Across Europe, people are rethinking what they rely on the internet for: balancing classic demands for speed and reliability, with the growing needs of rising eco-consciousness, secure cloud infrastructure, and the increase of the Internet of Things (IoT) connecting our devices, from smart cars to home appliances. This trend perfectly aligns with the European Commission’s Digital Decade 2030, where secure and sustainable digital infrastructure is one of the top 4 priorities.
The 2023 Cisco Broadband Survey finds that as over 68% of consumers in Europe expect to connect cars, appliances, energy and water to the internet, broadband networks must scale to support new connectivity needs. Broadband is also seen by 77% of survey participants in Europe as critical national infrastructure, escalating the need for to accelerate the move towards a more sustainable and secure internet for all.
Need for more spectrum confirmed by connectivity increase as consumers expand digital lives
As the number of connected devices grows from billions to trillions, so does the demand for bandwidth and processing power to analyse all the data produced. According to the Cisco Broadband Survey, there’s no sign of this slowing down. Consumers are embracing the shift toward an ever more digital life. A majority of Europeans surveyed already have, or expect to have, their cars (64%), home appliances (68%), energy (74%) and water (61%) connected.
This is yet another signal for policymakers to ensure the need for more bandwidth is met by allocating more spectrum to mobile and wireless networks and removing existing barriers to the uptake of digital technologies.
Whilst half of consumers surveyed indicated feeling positive about new ways to connect their homes and lives to the internet, a majority (67%) saying that the cost-of-living crisis has changed the way they spend money on digital services: 18% have reported moving to a lower cost broadband package and 15% have cancelled streaming services.
Consumers want sustainable broadband
Whilst speed remains the main reason for those planning to upgrade their broadband, the carbon-cost of connectivity is a concern for 64% European surveyed, with young people aged 18-24 the most worried. In addition, 72% said they would be willing to pay more for sustainable broadband, with around a fifth prepared to pay a price premium of more than 20%.
This supports a wider market trend, shown in a 2019 survey by Nielsen and a 2022 survey by Globescan, revealing widespread consumer awareness around the environmental impact of the products they use and a demand for companies to step up and mitigate negative impacts on the planet.
The carbon footprint of the information and communications technology sector is estimated to account for around 2.1 – 3.9% of global greenhouse gas emissions, and more than half of that comes from networks and data centers. Transition to next-generation networks and improved network efficiency with further adoption of ICT tools, while accelerating the move to renewable energy sources, are all essential responses for greening telecoms networks.
The latest Wi-Fi technologies excel in low-power, cognitive radio techniques including spectrum sensing, spectrum sharing, and adaptive transmission and explain why national regulators have recommended consumers to switch to using Wi-Fi when at home during periods of peak energy consumption.

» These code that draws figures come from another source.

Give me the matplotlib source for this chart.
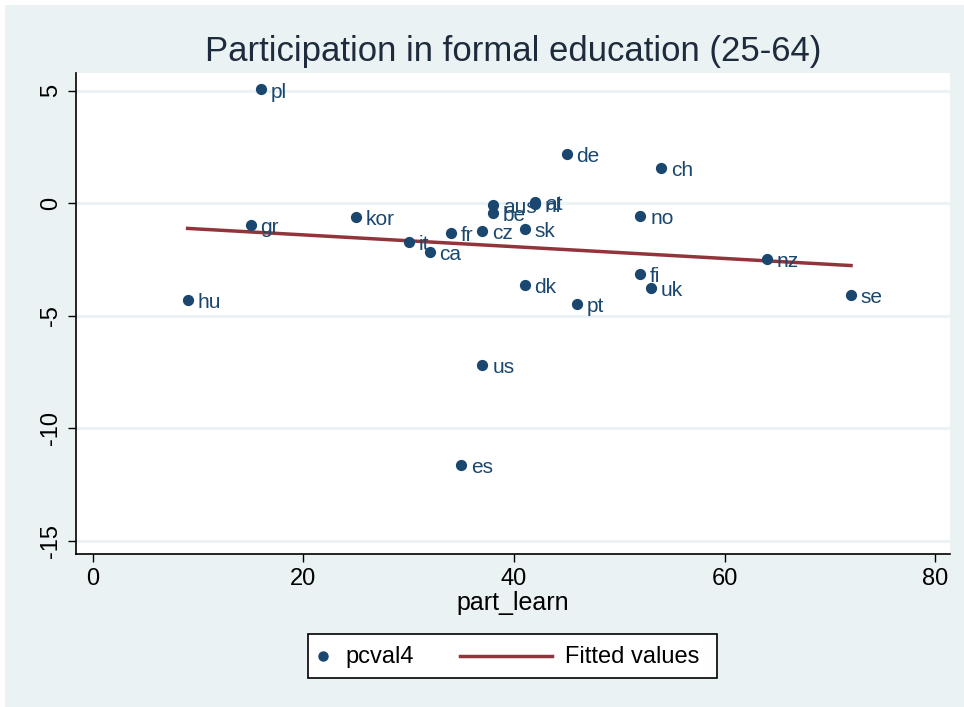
import matplotlib.pyplot as plt
from matplotlib.patches import Rectangle
from matplotlib.lines import Line2D
import numpy as np

# country codes, participation (part_learn) and pcval4
countries = ["pl", "de", "ch", "aus", "be", "at", "nl", "kor", "gr", "no",
             "it", "ca", "fr", "cz", "sk", "nz", "fi", "uk", "se", "hu",
             "dk", "pt", "us", "es"]
part_learn = [16, 45, 54, 38, 38, 42, 42, 25, 15, 52,
              30, 32, 34, 37, 41, 64, 52, 53, 72, 9,
              41, 46, 37, 35]
pcval4 = [5.05, 2.2, 1.55, -0.08, -0.45, 0.05, -0.03, -0.6, -0.97, -0.58,
          -1.73, -2.18, -1.33, -1.24, -1.16, -2.49, -3.16, -3.78, -4.09, -4.31,
          -3.64, -4.49, -7.2, -11.64]

x = np.array(part_learn, dtype=float)
y = np.array(pcval4, dtype=float)
slope, intercept = np.polyfit(x, y, 1)
xfit = np.array([x.min(), x.max()])
yfit = intercept + slope * xfit

navy = "#1a476f"
red = "#90353b"
bg = "#eaf2f3"

plt.rcParams["font.family"] = ["Liberation Sans", "DejaVu Sans"]

W, H = 964, 707
fig = plt.figure(figsize=(W / 100, H / 100), dpi=100)
fig.patches.append(Rectangle((5 / W, 0), 1, 702 / H, transform=fig.transFigure,
                             facecolor=bg, edgecolor="none", zorder=-10))

ax = fig.add_axes([76 / W, 1 - 554 / H, 874 / W, 481 / H])
ax.set_facecolor("white")

ax.scatter(x, y, s=50, color=navy, zorder=3)
ax.plot(xfit, yfit, color=red, linewidth=2.5, zorder=2)

for c, xi, yi in zip(countries, x, y):
    ax.annotate(c, (xi, yi), xytext=(7, -2), textcoords="offset points",
                ha="left", va="center", fontsize=15, color=navy)

ax.set_xlim(-1.6, 81.4)
ax.set_ylim(-15.6, 5.78)
ax.set_xticks([0, 20, 40, 60, 80])
ax.set_yticks([5, 0, -5, -10, -15])
ax.set_yticklabels(["5", "0", "-5", "-10", "-15"], rotation=90, va="center")
ax.tick_params(labelsize=17, length=6, width=1, color="black", pad=4)
ax.grid(axis="y", color=bg, linewidth=2)
ax.set_axisbelow(True)
for s in ["top", "right"]:
    ax.spines[s].set_visible(False)
ax.spines["left"].set_linewidth(1.2)
ax.spines["bottom"].set_linewidth(1.2)

ax.set_xlabel("part_learn", fontsize=18, labelpad=1)
fig.text(513 / W, 1 - 52 / H, "Participation in formal education (25-64)",
         ha="center", va="center", fontsize=25, color="#1e2b3c")

# legend drawn in figure pixels
def fx(px):
    return px / W

def fy(py):
    return 1 - py / H

fig.patches.append(Rectangle((fx(308), fy(678)), fx(717) - fx(308), fy(634) - fy(678),
                             transform=fig.transFigure, facecolor="white",
                             edgecolor="black", linewidth=1.2, zorder=5))
fig.lines.append(Line2D([fx(323)], [fy(656)], transform=fig.transFigure, marker="o",
                        markersize=6.5, color=navy, linestyle="none", zorder=6))
fig.text(fx(345), fy(657), "pcval4", ha="left", va="center", fontsize=17, zorder=6)
fig.lines.append(Line2D([fx(460), fx(552)], [fy(656), fy(656)], transform=fig.transFigure,
                        color=red, linewidth=2.5, zorder=6))
fig.text(fx(565), fy(657), "Fitted values", ha="left", va="center", fontsize=17, zorder=6)

fig.savefig("out.png", dpi=100)
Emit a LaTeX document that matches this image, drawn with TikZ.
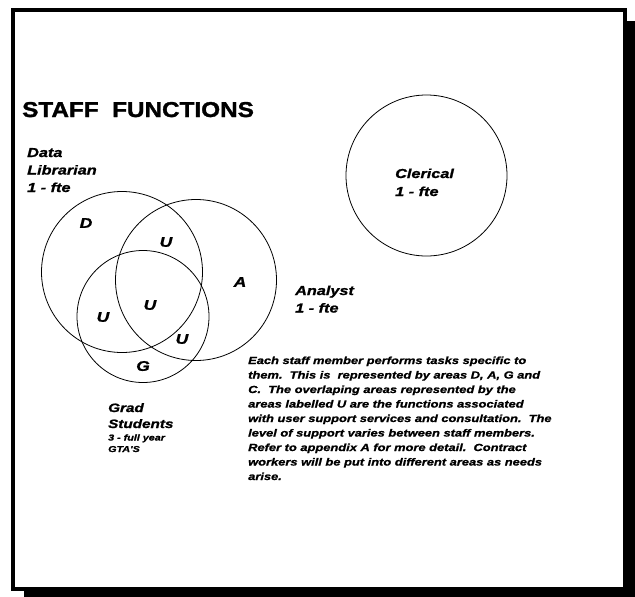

Securing more bandwidth for sustainable reliable connectivity
Cisco is on a mission to transform the Internet for the Future, focusing on designing products with energy efficiency and security in mind, including circular economy principles in product development and business operations, and taking a smart and sustainable approach to lifecycle management.
Whilst speed, cost and reliability remain critical, building sustainable secure networks that can fuel global connectivity and automation has become a top priority. The European Union has been working on the development of new policies to support industry investment and as we approach World Radiocommunication Conference 2023 (WRC-23), we trust governments will seize the opportunity to secure more bandwidth for sustainable reliable connectivity.
The Cisco Broadband Survey is based on a survey of workers across 12 countries in EMEA. The extracted European data in this blog steams from 16,625 workers in the UK, Germany, Italy, France, Switzerland, Poland, Spain, Sweden, and the Netherlands. It was completed during January and February 2023. The sample includes respondents based in every region of each country, who either work full-time remotely; full-time in an office; hybrid, between home and the office; or on the frontline. The poll was conducted by independent research consultancy Censuswide, who abide by and employ members of the Market Research Society – which is based on the ESOMAR principles.